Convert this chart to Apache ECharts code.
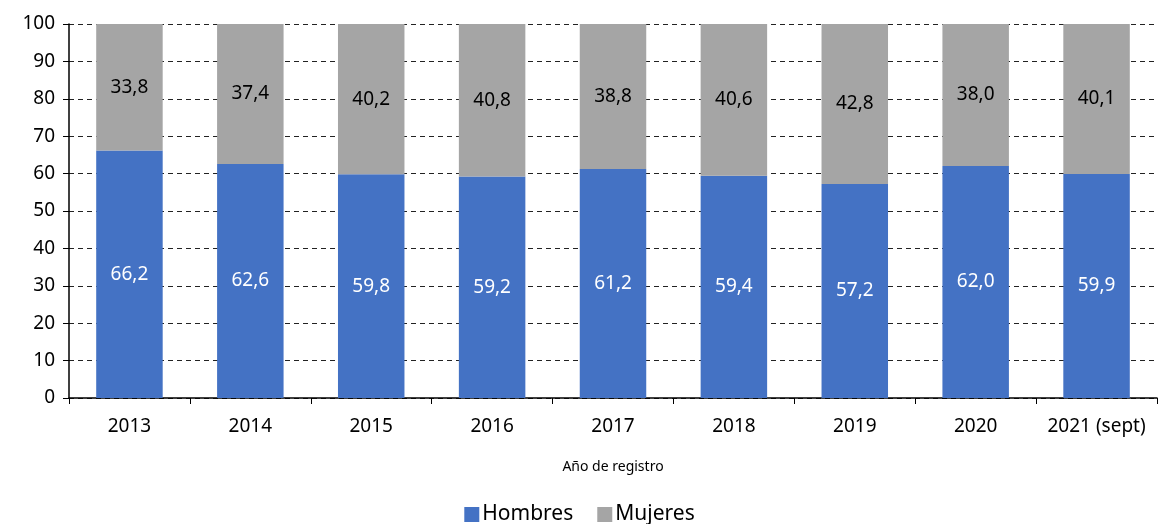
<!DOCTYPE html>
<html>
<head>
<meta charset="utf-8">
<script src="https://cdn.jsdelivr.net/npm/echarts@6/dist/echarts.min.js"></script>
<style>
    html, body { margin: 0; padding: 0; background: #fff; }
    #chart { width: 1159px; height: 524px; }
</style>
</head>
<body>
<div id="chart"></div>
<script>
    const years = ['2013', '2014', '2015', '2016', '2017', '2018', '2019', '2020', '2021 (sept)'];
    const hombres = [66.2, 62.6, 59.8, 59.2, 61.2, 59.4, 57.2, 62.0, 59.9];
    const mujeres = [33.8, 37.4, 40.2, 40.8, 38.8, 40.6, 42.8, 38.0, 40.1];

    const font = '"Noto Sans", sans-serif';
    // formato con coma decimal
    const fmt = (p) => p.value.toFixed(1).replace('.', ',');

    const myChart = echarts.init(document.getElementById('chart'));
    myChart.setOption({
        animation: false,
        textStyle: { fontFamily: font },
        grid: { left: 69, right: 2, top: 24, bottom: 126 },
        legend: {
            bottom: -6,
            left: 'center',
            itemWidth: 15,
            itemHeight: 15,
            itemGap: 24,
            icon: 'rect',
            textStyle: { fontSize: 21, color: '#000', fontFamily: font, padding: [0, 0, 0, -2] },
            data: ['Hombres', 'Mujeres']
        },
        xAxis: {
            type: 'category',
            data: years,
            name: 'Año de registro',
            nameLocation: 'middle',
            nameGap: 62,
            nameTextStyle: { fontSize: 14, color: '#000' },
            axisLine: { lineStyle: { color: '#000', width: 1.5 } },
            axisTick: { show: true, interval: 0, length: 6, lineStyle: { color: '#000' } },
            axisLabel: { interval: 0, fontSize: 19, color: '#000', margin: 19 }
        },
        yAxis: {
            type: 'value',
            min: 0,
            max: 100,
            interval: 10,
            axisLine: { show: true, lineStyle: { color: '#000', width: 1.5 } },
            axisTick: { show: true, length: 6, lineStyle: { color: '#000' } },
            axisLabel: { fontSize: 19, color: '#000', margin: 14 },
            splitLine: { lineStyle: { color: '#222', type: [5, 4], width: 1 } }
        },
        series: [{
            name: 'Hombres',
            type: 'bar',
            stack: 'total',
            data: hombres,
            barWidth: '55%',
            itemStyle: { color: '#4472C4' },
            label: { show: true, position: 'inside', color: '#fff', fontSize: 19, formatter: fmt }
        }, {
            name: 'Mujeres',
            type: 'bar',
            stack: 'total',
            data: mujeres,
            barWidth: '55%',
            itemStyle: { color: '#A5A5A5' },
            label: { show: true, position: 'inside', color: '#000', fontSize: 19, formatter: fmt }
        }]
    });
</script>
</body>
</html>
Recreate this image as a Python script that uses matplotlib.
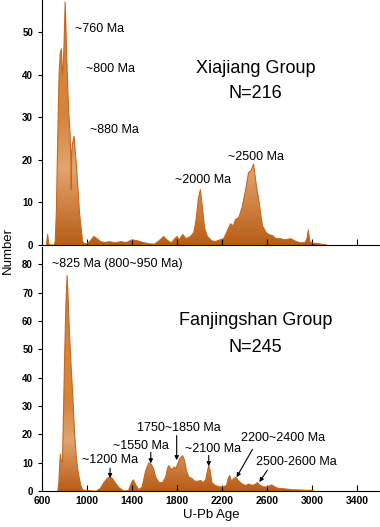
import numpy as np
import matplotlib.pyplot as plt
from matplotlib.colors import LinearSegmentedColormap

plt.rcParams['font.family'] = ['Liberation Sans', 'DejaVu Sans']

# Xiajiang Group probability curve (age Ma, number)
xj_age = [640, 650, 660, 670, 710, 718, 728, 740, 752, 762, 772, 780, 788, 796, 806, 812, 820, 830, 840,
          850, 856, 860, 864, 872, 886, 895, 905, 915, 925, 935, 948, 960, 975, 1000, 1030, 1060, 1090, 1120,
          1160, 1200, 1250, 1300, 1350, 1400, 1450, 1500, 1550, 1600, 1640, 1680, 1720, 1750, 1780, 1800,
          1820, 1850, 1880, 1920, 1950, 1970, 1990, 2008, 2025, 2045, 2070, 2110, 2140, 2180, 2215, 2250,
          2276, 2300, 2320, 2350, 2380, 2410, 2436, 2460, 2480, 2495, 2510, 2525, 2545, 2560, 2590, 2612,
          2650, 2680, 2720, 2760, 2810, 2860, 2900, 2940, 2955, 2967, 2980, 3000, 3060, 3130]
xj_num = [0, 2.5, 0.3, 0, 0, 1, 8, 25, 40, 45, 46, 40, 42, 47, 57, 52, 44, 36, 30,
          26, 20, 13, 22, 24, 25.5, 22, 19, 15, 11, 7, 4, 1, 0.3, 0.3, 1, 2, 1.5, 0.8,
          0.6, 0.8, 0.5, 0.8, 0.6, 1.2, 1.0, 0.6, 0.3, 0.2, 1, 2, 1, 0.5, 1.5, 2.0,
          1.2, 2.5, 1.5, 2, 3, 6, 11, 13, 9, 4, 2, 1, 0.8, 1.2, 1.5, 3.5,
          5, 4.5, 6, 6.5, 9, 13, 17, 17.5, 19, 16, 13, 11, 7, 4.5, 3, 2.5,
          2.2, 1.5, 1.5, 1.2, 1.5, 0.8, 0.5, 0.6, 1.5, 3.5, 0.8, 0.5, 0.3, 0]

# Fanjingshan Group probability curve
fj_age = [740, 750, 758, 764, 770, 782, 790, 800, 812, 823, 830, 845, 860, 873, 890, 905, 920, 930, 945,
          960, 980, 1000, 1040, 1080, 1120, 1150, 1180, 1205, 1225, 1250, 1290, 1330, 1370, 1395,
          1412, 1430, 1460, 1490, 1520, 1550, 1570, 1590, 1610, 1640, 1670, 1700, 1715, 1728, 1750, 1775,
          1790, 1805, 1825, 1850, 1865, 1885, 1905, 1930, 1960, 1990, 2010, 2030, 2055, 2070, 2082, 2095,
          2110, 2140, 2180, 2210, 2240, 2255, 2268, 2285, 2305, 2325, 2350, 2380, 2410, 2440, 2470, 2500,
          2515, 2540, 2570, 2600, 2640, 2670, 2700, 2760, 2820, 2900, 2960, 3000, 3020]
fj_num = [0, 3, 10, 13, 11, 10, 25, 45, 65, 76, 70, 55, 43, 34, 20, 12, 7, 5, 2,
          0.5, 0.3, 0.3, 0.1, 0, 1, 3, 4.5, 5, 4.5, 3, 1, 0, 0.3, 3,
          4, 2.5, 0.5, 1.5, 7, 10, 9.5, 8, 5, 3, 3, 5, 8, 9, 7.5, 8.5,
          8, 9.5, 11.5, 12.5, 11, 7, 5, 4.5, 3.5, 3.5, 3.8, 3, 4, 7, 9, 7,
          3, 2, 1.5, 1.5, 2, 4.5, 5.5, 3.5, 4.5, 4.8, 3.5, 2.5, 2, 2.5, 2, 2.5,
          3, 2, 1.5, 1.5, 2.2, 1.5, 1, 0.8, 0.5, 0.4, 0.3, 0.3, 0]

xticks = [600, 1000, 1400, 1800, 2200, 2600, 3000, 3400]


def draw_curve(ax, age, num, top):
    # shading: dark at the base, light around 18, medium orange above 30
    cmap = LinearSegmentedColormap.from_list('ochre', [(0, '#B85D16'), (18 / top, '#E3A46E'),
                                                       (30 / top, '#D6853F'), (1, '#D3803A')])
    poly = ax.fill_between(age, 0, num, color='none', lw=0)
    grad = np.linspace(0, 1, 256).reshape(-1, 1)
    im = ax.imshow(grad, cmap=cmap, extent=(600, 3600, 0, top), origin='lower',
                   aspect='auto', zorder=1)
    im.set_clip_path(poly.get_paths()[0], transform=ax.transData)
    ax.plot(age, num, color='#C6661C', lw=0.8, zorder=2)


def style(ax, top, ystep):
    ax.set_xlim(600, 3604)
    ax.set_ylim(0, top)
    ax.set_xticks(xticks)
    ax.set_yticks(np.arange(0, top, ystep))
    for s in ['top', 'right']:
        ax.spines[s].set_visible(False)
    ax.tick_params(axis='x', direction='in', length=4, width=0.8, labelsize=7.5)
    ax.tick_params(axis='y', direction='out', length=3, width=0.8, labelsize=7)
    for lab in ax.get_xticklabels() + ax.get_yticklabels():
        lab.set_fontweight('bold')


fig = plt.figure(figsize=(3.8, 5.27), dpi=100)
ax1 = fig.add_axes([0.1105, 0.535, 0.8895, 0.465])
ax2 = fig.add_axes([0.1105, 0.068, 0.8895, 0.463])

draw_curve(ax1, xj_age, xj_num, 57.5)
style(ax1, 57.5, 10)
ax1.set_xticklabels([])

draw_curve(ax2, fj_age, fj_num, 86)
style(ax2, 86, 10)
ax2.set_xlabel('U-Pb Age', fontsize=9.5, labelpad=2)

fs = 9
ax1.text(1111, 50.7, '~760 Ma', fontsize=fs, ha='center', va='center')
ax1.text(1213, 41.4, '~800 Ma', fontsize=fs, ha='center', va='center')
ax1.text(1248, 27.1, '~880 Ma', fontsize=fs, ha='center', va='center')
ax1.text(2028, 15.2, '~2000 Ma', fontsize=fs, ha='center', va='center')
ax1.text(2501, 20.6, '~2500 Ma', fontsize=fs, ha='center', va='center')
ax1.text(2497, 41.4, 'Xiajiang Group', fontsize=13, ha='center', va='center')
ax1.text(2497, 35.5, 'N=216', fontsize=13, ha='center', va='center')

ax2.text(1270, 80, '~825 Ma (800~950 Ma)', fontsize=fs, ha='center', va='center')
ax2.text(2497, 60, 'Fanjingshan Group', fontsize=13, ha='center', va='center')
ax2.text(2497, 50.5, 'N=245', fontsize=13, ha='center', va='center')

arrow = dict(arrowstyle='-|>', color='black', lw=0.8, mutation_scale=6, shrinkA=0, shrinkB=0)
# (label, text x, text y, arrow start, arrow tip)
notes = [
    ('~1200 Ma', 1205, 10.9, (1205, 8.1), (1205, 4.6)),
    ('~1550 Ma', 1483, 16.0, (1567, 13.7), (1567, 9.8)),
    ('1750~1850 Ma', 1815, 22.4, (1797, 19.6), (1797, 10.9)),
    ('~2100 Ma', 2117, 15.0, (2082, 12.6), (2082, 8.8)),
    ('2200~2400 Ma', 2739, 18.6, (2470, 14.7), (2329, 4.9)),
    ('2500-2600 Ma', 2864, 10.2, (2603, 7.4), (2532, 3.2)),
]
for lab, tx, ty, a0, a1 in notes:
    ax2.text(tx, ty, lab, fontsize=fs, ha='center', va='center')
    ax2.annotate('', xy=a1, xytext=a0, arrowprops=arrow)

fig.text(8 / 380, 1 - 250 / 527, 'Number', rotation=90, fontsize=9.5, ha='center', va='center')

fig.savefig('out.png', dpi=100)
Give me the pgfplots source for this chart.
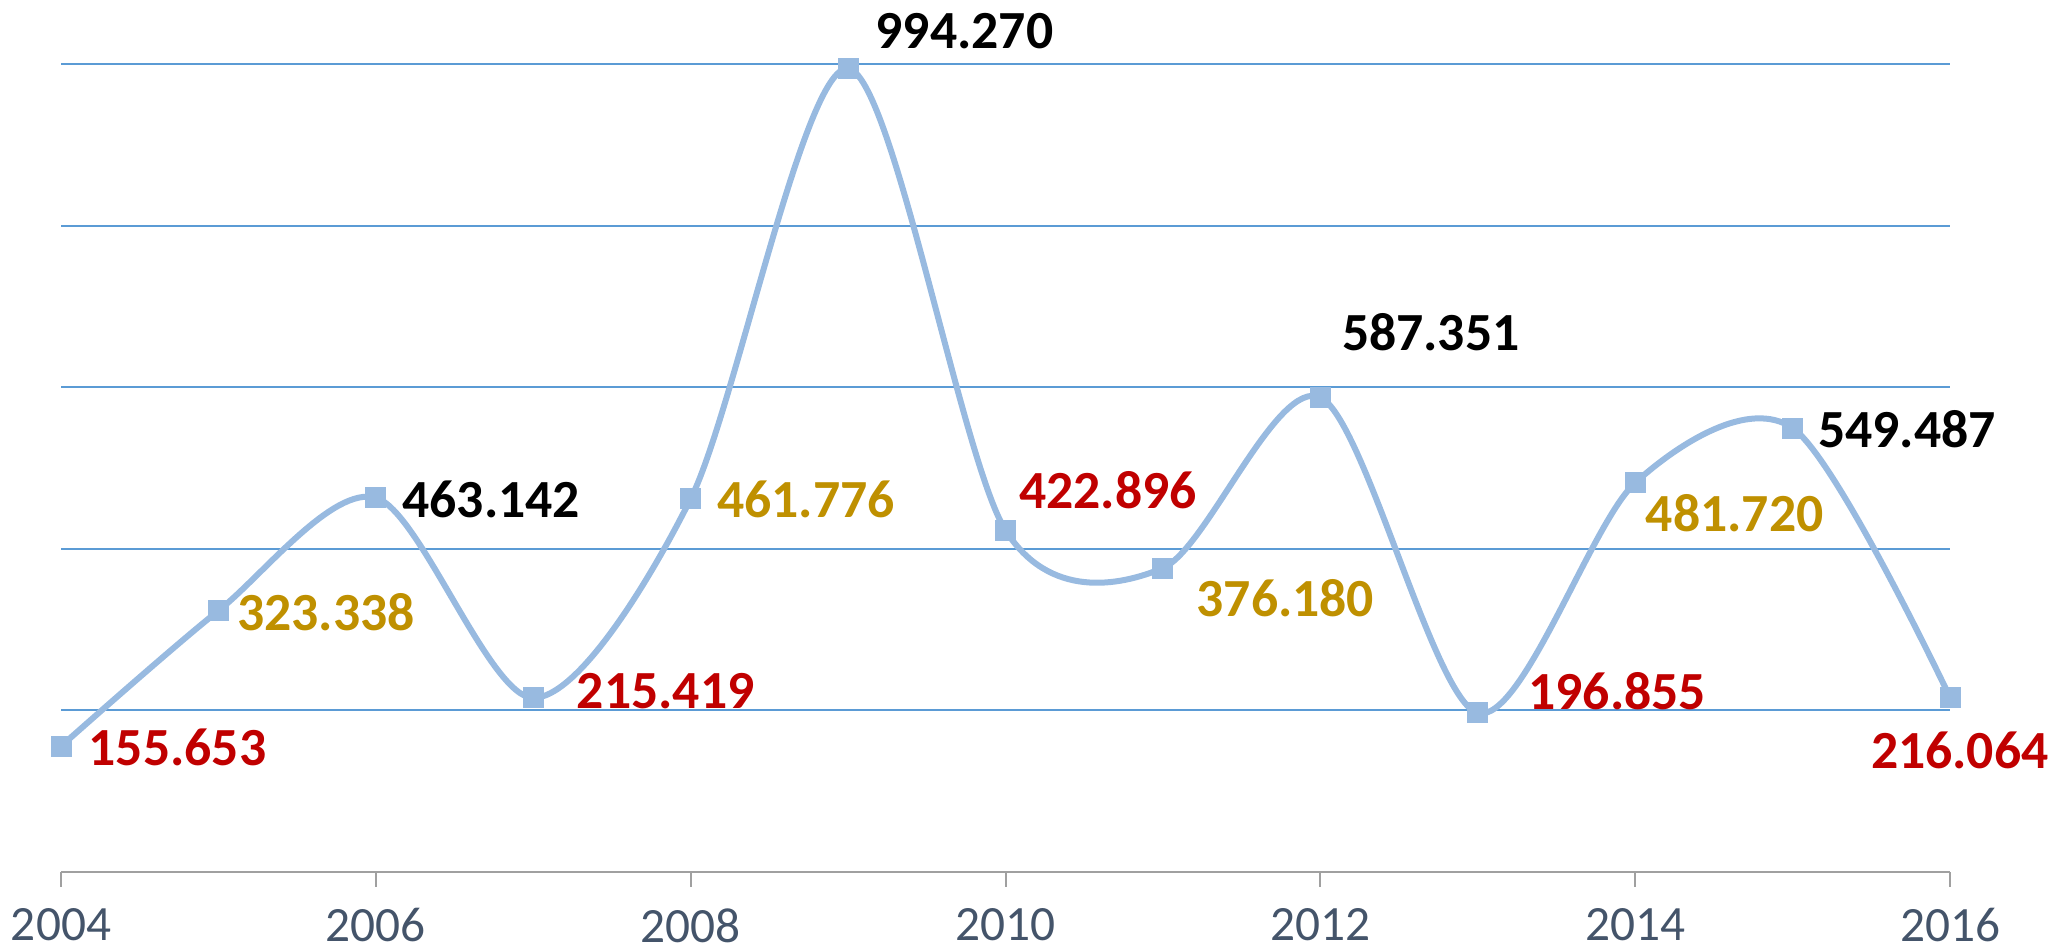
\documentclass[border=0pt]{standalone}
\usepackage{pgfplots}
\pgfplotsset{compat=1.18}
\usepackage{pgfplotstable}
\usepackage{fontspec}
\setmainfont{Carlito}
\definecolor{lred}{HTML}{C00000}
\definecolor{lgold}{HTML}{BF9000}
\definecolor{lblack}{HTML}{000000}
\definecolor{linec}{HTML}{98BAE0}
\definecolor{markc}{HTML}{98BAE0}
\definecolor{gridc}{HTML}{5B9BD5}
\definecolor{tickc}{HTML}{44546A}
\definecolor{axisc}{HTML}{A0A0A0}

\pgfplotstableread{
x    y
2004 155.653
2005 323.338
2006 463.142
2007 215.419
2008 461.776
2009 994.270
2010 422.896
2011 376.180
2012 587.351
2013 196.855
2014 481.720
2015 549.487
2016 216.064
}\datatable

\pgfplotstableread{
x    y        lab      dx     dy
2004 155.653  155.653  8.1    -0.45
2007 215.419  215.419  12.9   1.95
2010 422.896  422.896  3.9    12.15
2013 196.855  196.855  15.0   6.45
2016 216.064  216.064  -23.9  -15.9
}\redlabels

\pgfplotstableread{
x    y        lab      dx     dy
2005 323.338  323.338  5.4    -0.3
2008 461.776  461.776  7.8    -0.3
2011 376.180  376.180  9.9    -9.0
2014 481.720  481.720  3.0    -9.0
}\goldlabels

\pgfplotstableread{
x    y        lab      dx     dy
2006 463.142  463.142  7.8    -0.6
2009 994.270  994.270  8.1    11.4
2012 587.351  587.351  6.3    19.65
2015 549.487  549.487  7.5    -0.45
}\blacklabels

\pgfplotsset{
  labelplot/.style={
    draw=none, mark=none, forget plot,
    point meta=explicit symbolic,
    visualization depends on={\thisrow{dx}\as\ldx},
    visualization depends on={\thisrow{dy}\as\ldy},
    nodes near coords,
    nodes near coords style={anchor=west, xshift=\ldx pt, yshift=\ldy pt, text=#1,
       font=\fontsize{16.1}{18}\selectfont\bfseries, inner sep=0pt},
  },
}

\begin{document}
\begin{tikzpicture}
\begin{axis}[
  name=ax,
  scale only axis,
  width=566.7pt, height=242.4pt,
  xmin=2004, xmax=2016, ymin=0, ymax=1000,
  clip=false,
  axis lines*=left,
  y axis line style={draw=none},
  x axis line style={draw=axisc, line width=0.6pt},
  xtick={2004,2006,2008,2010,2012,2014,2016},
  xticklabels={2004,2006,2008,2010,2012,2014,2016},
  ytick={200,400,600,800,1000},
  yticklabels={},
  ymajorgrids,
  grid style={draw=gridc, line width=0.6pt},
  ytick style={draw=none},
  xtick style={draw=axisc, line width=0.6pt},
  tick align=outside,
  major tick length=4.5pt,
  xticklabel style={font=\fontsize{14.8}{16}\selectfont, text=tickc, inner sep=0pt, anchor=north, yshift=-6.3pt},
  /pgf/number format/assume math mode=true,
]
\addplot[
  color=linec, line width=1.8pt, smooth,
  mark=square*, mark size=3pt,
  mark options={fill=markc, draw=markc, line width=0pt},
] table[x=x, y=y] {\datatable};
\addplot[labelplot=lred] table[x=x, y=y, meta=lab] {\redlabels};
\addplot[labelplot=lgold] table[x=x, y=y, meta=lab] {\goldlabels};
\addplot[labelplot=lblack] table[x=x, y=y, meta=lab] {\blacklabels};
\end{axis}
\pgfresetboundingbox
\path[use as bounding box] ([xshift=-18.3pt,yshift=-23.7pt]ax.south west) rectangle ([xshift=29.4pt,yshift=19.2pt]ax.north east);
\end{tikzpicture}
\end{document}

━━━

▶ **Short task**: Only the lines from the start of the material through the line containing "const fmt = (p)" should be transcribed. Pictures stay out.

▶ **Task output**:
Convert this chart to Apache ECharts code.
<!DOCTYPE html>
<html>
<head>
<meta charset="utf-8">
<script src="https://cdn.jsdelivr.net/npm/echarts@6/dist/echarts.min.js"></script>
<style>
    html, body { margin: 0; padding: 0; background: #fff; }
    #chart { width: 1159px; height: 524px; }
</style>
</head>
<body>
<div id="chart"></div>
<script>
    const years = ['2013', '2014', '2015', '2016', '2017', '2018', '2019', '2020', '2021 (sept)'];
    const hombres = [66.2, 62.6, 59.8, 59.2, 61.2, 59.4, 57.2, 62.0, 59.9];
    const mujeres = [33.8, 37.4, 40.2, 40.8, 38.8, 40.6, 42.8, 38.0, 40.1];

    const font = '"Noto Sans", sans-serif';
    // formato con coma decimal
    const fmt = (p) => p.value.toFixed(1).replace('.', ',');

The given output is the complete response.